Blown Resistor - Advice?

macrospect

[H]ard|Gawd
Joined
Nov 22, 2004
Messages
1,711
I have an older test power supply that I have probably abused 1 too many times, which has a pretty cooked resistor inside (still works but it looks bad). Instead of tossing it, I was hoping to replace the failing resistor. All of the other components appear to be visually ok (ie. not burnt).

Unfortunately, the resistor must have gotten so hot that its insulation began burning off, so I can no longer see any color bands on it and its ceramic coating is flaking off. If I check with my multi meter, it reads right around 7.7 ohms, so that could be either 7.5 or 8 ohms given the +/- 5% tolerance.

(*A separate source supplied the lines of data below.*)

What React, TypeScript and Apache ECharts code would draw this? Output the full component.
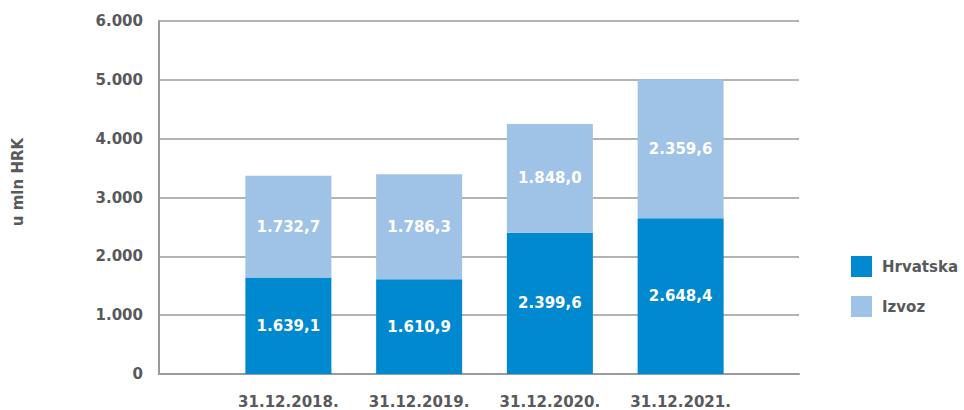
import React, { useEffect, useRef } from "react";
import * as echarts from "echarts";

const categories = ["31.12.2018.", "31.12.2019.", "31.12.2020.", "31.12.2021."];
const hrvatska = [1639.1, 1610.9, 2399.6, 2648.4];
const izvoz = [1732.7, 1786.3, 1848.0, 2359.6];
const seriesNames = ["Hrvatska", "Izvoz"];
const yAxisTitle = "u mln HRK";
const yMin = 0;
const yMax = 6000;
const yInterval = 1000;

const FONT = "DejaVu Sans";
const GRAY = "#58595b";

function fmtThousands(v: number, decimals: number): string {
  const fixed = v.toFixed(decimals);
  const [intPart, dec] = fixed.split(".");
  const withDots = intPart.replace(/\B(?=(\d{3})+(?!\d))/g, ".");
  return dec !== undefined ? withDots + "," + dec : withDots;
}

export default function App() {
  const ref = useRef<HTMLDivElement>(null);
  useEffect(() => {
    if (!ref.current) return;
    const chart = echarts.init(ref.current, null, { renderer: "svg" });
    const labelStyle = {
      show: true,
      position: "inside" as const,
      color: "#ffffff",
      fontFamily: FONT,
      fontWeight: "bold" as const,
      fontSize: 15,
      formatter: (p: any) => fmtThousands(p.value, 1),
    };
    chart.setOption({
      animation: false,
      backgroundColor: "#ffffff",
      textStyle: { fontFamily: FONT },
      grid: [
        { left: 159, right: 165, top: 21, bottom: 36 },
        { left: 223, right: 218, top: 21, bottom: 36 },
      ],
      graphic: [
        {
          type: "text",
          x: 18,
          y: 182,
          rotation: Math.PI / 2,
          style: {
            text: yAxisTitle,
            fill: GRAY,
            fontFamily: FONT,
            fontWeight: "bold",
            fontSize: 15,
            align: "center",
            verticalAlign: "middle",
          },
        },
      ],
      legend: {
        orient: "vertical",
        left: 846,
        top: 251,
        itemWidth: 21,
        itemHeight: 21,
        itemGap: 19,
        icon: "rect",
        data: seriesNames,
        textStyle: {
          color: GRAY,
          fontFamily: FONT,
          fontWeight: "bold",
          fontSize: 15,
          padding: [0, 0, 0, 5],
        },
      },
      xAxis: [
        {
          type: "category",
          gridIndex: 0,
          data: categories,
          axisLine: { show: true, lineStyle: { color: "#9a9a9a", width: 2 } },
          axisTick: { show: false },
          axisLabel: { show: false },
        },
        {
          type: "category",
          gridIndex: 1,
          data: categories,
          axisLine: { show: false },
          axisTick: { show: false },
          axisLabel: {
            interval: 0,
            color: GRAY,
            fontFamily: FONT,
            fontWeight: "bold",
            fontSize: 15,
            margin: 20,
          },
        },
      ],
      yAxis: [
        {
          type: "value",
          gridIndex: 0,
          min: yMin,
          max: yMax,
          interval: yInterval,
          axisLine: { show: true, lineStyle: { color: "#9a9a9a", width: 2 } },
          axisTick: { show: false },
          splitLine: { show: true, lineStyle: { color: "#9a9a9a", width: 1.5 } },
          axisLabel: {
            color: GRAY,
            fontFamily: FONT,
            fontWeight: "bold",
            fontSize: 15,
            margin: 16,
            formatter: (v: number) => fmtThousands(v, 0),
          },
        },
        {
          type: "value",
          gridIndex: 1,
          min: yMin,
          max: yMax,
          interval: yInterval,
          show: false,
          splitLine: { show: false },
        },
      ],
      series: [
        {
          name: seriesNames[0],
          type: "bar",
          xAxisIndex: 1,
          yAxisIndex: 1,
          stack: "total",
          barWidth: 86,
          data: hrvatska,
          itemStyle: { color: "#0089cf" },
          label: labelStyle,
        },
        {
          name: seriesNames[1],
          type: "bar",
          xAxisIndex: 1,
          yAxisIndex: 1,
          stack: "total",
          barWidth: 86,
          data: izvoz,
          itemStyle: { color: "#9fc3e7" },
          label: labelStyle,
        },
      ],
    });
    return () => chart.dispose();
  }, []);
  return (
    <div
      ref={ref}
      style={{ position: "absolute", left: 0, top: 0, width: 964, height: 410 }}
    />
  );
}
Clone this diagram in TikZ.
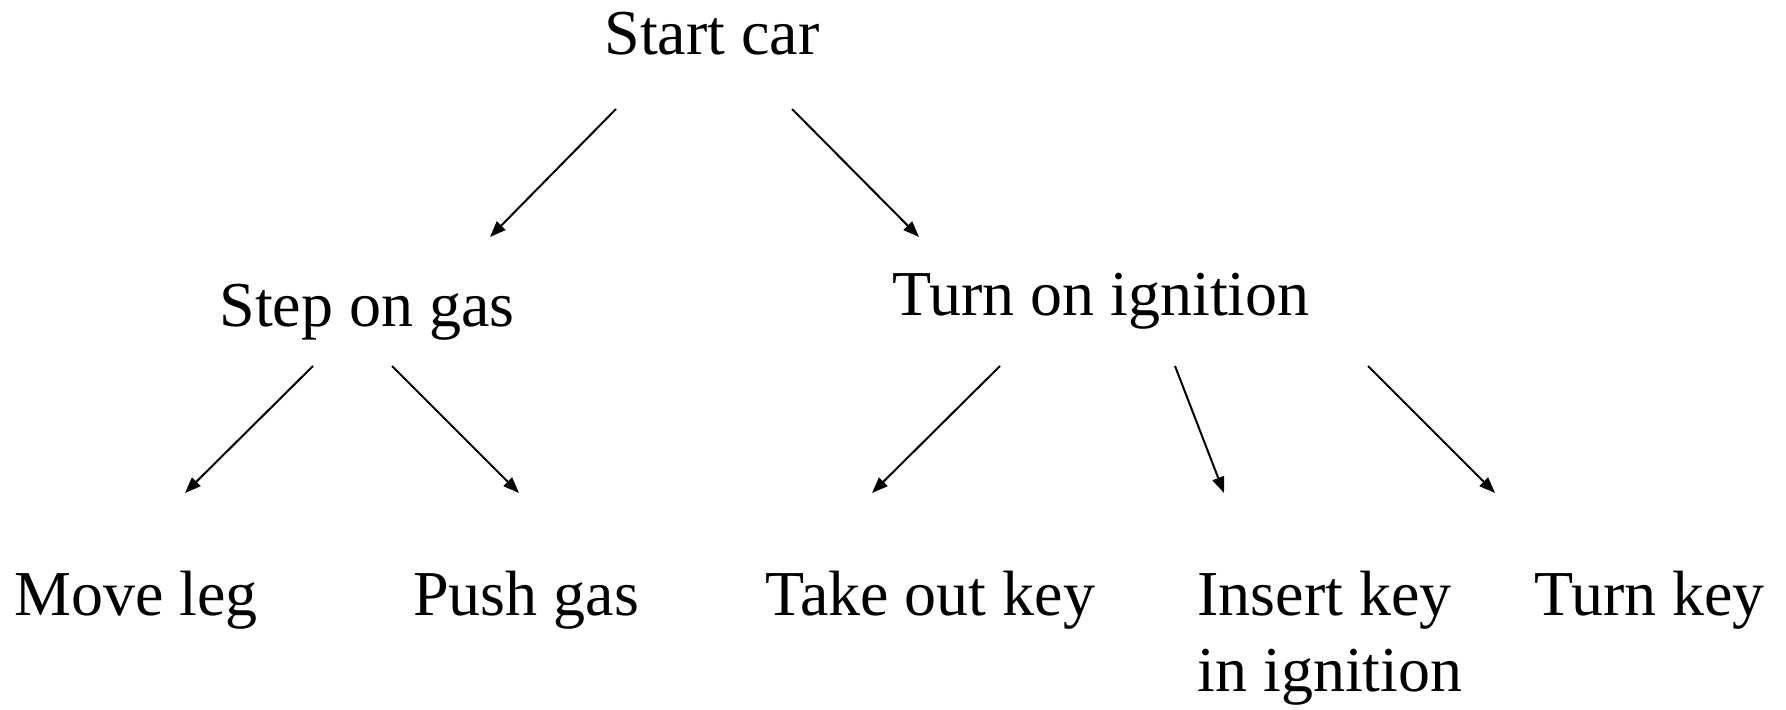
\documentclass[tikz,border=0pt]{standalone}
\usepackage{fontspec}
\setmainfont{Liberation Serif}
\usetikzlibrary{arrows.meta}
\begin{document}
\begin{tikzpicture}[x=0.5pt,y=-0.5pt,
  lbl/.style={inner sep=0pt,anchor=base,font=\fontsize{32pt}{36pt}\selectfont},
  lblw/.style={inner sep=0pt,anchor=base west,font=\fontsize{32pt}{36pt}\selectfont},
  conn/.style={line width=1pt,-{Triangle[length=8pt,width=6pt]}}]
\useasboundingbox (0,0) rectangle (1786,710);
\node[lbl] (start) at (712,55) {Start car};
\node[lbl] (gas) at (367,327) {Step on gas};
\node[lbl] (ign) at (1101,316) {Turn on ignition};
\node[lblw] (leg) at (14,615) {Move leg};
\node[lblw] (push) at (413,615) {Push gas};
\node[lblw] (take) at (765,615) {Take out key};
\node[lblw] (ins) at (1197,615) {Insert key};
\node[lblw] (ins2) at (1197,691) {in ignition};
\node[lblw] (turn) at (1534,615) {Turn key};
\coordinate (s1) at (616,109); \coordinate (e1) at (490,237);
\coordinate (s2) at (792,109); \coordinate (e2) at (919,237);
\coordinate (s3) at (313,366); \coordinate (e3) at (185,493);
\coordinate (s4) at (392,366); \coordinate (e4) at (519,493);
\coordinate (s5) at (1000,366); \coordinate (e5) at (872,493);
\coordinate (s6) at (1175,366); \coordinate (e6) at (1224,493);
\coordinate (s7) at (1368,366); \coordinate (e7) at (1495,493);
\draw[conn] (s1) -- (e1);
\draw[conn] (s2) -- (e2);
\draw[conn] (s3) -- (e3);
\draw[conn] (s4) -- (e4);
\draw[conn] (s5) -- (e5);
\draw[conn] (s6) -- (e6);
\draw[conn] (s7) -- (e7);
\end{tikzpicture}
\end{document}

So, I am wondering what value I should replace it with? I am not sure how important .5 ohms is but I was trying not to let [the rest] of the smoke out. :p

Also trying to figure the wattage. Its about 25mm long by about 7mm round. My guess is its at least 5 watt but is there any rule of thumb for these things??
 
Post the make and model of it and a pic of the board. Maybe someone can double check on another one for you

If its been toasted as much as it sounds like it may not read to the original specifications. Even a small difference in value could make a difference on voltage regulating circuitry.
 
7.7 ohms is right in the middle of the E12 standard values (6.8 and 8.2), and also between E24 (7.5 and 8.2). If there are no markings, it's a crapshoot, because overheating can change the resistance. A 25mm resistor is very likely to be a 5W resistor though. Depending on where in the circuit the resistor is, you might need a very specific value, or might have a large range of acceptable values; it's hard to tell without having designed the circuit.
 
Manufacture & Model of the PSU?
Do you have pictures of the resistor and the area around it?

We may be able to do some reversing engineering of sorts from there.
 
Unless you have an oscilloscope to do full testing, I would advise on just replacing it. It can be hard to tell if a component is bad just by looking at it and you could have several components around it that also failed. It isn't worth loosing your entire system over it. A multimeter can only tell you so much.
 
Resistors in PSU don't normally fail on their own, not to the point of burning off the enamel on them anyway. Odds are you had another component fail which caused excessive current through the resistor, and if you replace it the same thing is going to happen again to the new resistor.

As a couple of people already mentioned, more info including a top-down picture of the resistor and surrounding PCB area might help.
 
The only type of burned resistors I've seen in a PSU were biasing resistors used on the secondary side power transistors. Cheap IED PSUs are usually heavily overrated and when they're overloaded, but not to the point of exploding, excessive current draw will cause the bias resistors to overheat and burn.

I've come across several Logisys 480W units with this problem. Out of curiosity, I replaced the 1/8W bias resistors with much bigger 1W resistors and the unit never had a problem after that.
 
^ Can you give an example, schematic or picture, of these secondary side transistor biasing resistors? I'm asking because I can't think of where a junk PSU would even have transistors on the secondary side.
 
I'd take a picture but I don't have any of those Logisys units anymore, they were either used in 10 year old machines that I donate to low income households or sent to recycling with other old desktops.

While they're obviously shitty units, they hold up on really old machines that don't draw more than 200W, which is the only application I have for them. I've had surprisingly few failures with them, the most common being that the cheap fans seize up from the bearings running dry. The biasing resistors burning up is something I really only see on Athlon XP rigs for whatever reason.

They're fun to tinker with if you're into that sort of thing. The older Logisys 480W units made between 2007 and 2009 used a PCB from a more expensive unit and had open pads for a full transient filtering stage, a proper bridge rectifier, extra capacitors and chokes. It won't fix the awful efficiency and maximum power output, but the unit won't backfeed switching frequency into the mains anymore and the DC output is far better.

I remember going hog wild with one unit since I had a pile of dead PSUs and a whole box of spare parts. I added the transient filtering stage, replaced the diodes with a proper bridge rectifier, replaced the mains caps with better parts, removed and replaced the cheap thin primary and secondary heatsinks with ones from a dead Antec PSU (this was the most annoying since I had to drill new holes), replaced all of the secondary caps with higher rated parts and filled the empty pads with more caps, replaced the toroidal inductors with better parts and replaced all of the 20AWG output wires with 16AWG wires.

I think that was the best polished turd of a Logisys that ever existed.
 
As everyone else pointed out, just replace the PSU.

You cannot test resistance while the component is in the PSU anyways. It need to be isolated to get an accurate reading. I would just buy a new cheap tester PSU.